■ **SUPPLIED DATA**:
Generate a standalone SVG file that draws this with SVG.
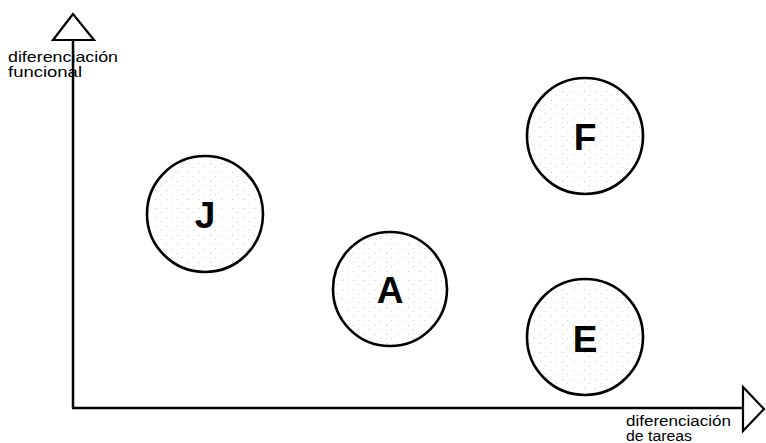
<svg xmlns="http://www.w3.org/2000/svg" width="766" height="443" viewBox="0 0 766 443">
  <style>
    .axis { stroke: #000; stroke-width: 2.5; fill: none; }
    .head { stroke: #000; stroke-width: 2.2; fill: #fff; stroke-linejoin: miter; }
    .node circle { stroke: #000; stroke-width: 2.6; fill: url(#stipple); }
    .node text { font-family: "Liberation Sans", Arial, sans-serif; font-weight: bold; font-size: 37px; text-anchor: middle; fill: #000; }
    .label { font-family: "Liberation Sans", Arial, sans-serif; font-size: 14px; fill: #000; }
  </style>
  <defs>
    <pattern id="stipple" width="11" height="9" patternUnits="userSpaceOnUse">
      <rect width="11" height="9" fill="#fff"/>
      <rect x="1" y="1" width="1" height="1" fill="#c8c8c8"/>
      <rect x="6" y="5" width="1" height="1" fill="#d4d4d4"/>
    </pattern>
  </defs>
  <rect width="766" height="443" fill="#fff"/>

  <!-- axes with open triangular heads -->
  <g id="connectors">
    <line class="axis" x1="73" y1="40" x2="73" y2="408"/>
    <line class="axis" x1="72" y1="408" x2="743" y2="408"/>
    <polygon class="head" points="73,14 53,40 94,40"/>
    <polygon class="head" points="743,387 764,409 743,431"/>
  </g>

  <text class="label" x="8" y="62" textLength="110" lengthAdjust="spacingAndGlyphs">diferenciación</text>
  <text class="label" x="8" y="77" textLength="74" lengthAdjust="spacingAndGlyphs">funcional</text>
  <text class="label" x="626" y="426" textLength="105" lengthAdjust="spacingAndGlyphs">diferenciación</text>
  <text class="label" x="626" y="441" textLength="66" lengthAdjust="spacingAndGlyphs">de tareas</text>

  <g id="node-J" class="node">
    <circle cx="205" cy="214" r="58"/>
    <text x="205" y="228">J</text>
  </g>
  <g id="node-A" class="node">
    <circle cx="390" cy="289" r="57"/>
    <text x="390" y="303">A</text>
  </g>
  <g id="node-F" class="node">
    <circle cx="585" cy="136" r="58"/>
    <text x="585" y="150">F</text>
  </g>
  <g id="node-E" class="node">
    <circle cx="585" cy="337" r="58"/>
    <text x="585" y="352">E</text>
  </g>
</svg>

■ **WHAT TO DO**: Reproduce the material above verbatim; omit every picture.

■ **EXERCISE SOLUTION**:
Generate a standalone SVG file that draws this with SVG.
<svg xmlns="http://www.w3.org/2000/svg" width="766" height="443" viewBox="0 0 766 443">
  <style>
    .axis { stroke: #000; stroke-width: 2.5; fill: none; }
    .head { stroke: #000; stroke-width: 2.2; fill: #fff; stroke-linejoin: miter; }
    .node circle { stroke: #000; stroke-width: 2.6; fill: url(#stipple); }
    .node text { font-family: "Liberation Sans", Arial, sans-serif; font-weight: bold; font-size: 37px; text-anchor: middle; fill: #000; }
    .label { font-family: "Liberation Sans", Arial, sans-serif; font-size: 14px; fill: #000; }
  </style>
  <defs>
    <pattern id="stipple" width="11" height="9" patternUnits="userSpaceOnUse">
      <rect width="11" height="9" fill="#fff"/>
      <rect x="1" y="1" width="1" height="1" fill="#c8c8c8"/>
      <rect x="6" y="5" width="1" height="1" fill="#d4d4d4"/>
    </pattern>
  </defs>
  <rect width="766" height="443" fill="#fff"/>

  <!-- axes with open triangular heads -->
  <g id="connectors">
    <line class="axis" x1="73" y1="40" x2="73" y2="408"/>
    <line class="axis" x1="72" y1="408" x2="743" y2="408"/>
    <polygon class="head" points="73,14 53,40 94,40"/>
    <polygon class="head" points="743,387 764,409 743,431"/>
  </g>

  <text class="label" x="8" y="62" textLength="110" lengthAdjust="spacingAndGlyphs">diferenciación</text>
  <text class="label" x="8" y="77" textLength="74" lengthAdjust="spacingAndGlyphs">funcional</text>
  <text class="label" x="626" y="426" textLength="105" lengthAdjust="spacingAndGlyphs">diferenciación</text>
  <text class="label" x="626" y="441" textLength="66" lengthAdjust="spacingAndGlyphs">de tareas</text>

  <g id="node-J" class="node">
    <circle cx="205" cy="214" r="58"/>
    <text x="205" y="228">J</text>
  </g>
  <g id="node-A" class="node">
    <circle cx="390" cy="289" r="57"/>
    <text x="390" y="303">A</text>
  </g>
  <g id="node-F" class="node">
    <circle cx="585" cy="136" r="58"/>
    <text x="585" y="150">F</text>
  </g>
  <g id="node-E" class="node">
    <circle cx="585" cy="337" r="58"/>
    <text x="585" y="352">E</text>
  </g>
</svg>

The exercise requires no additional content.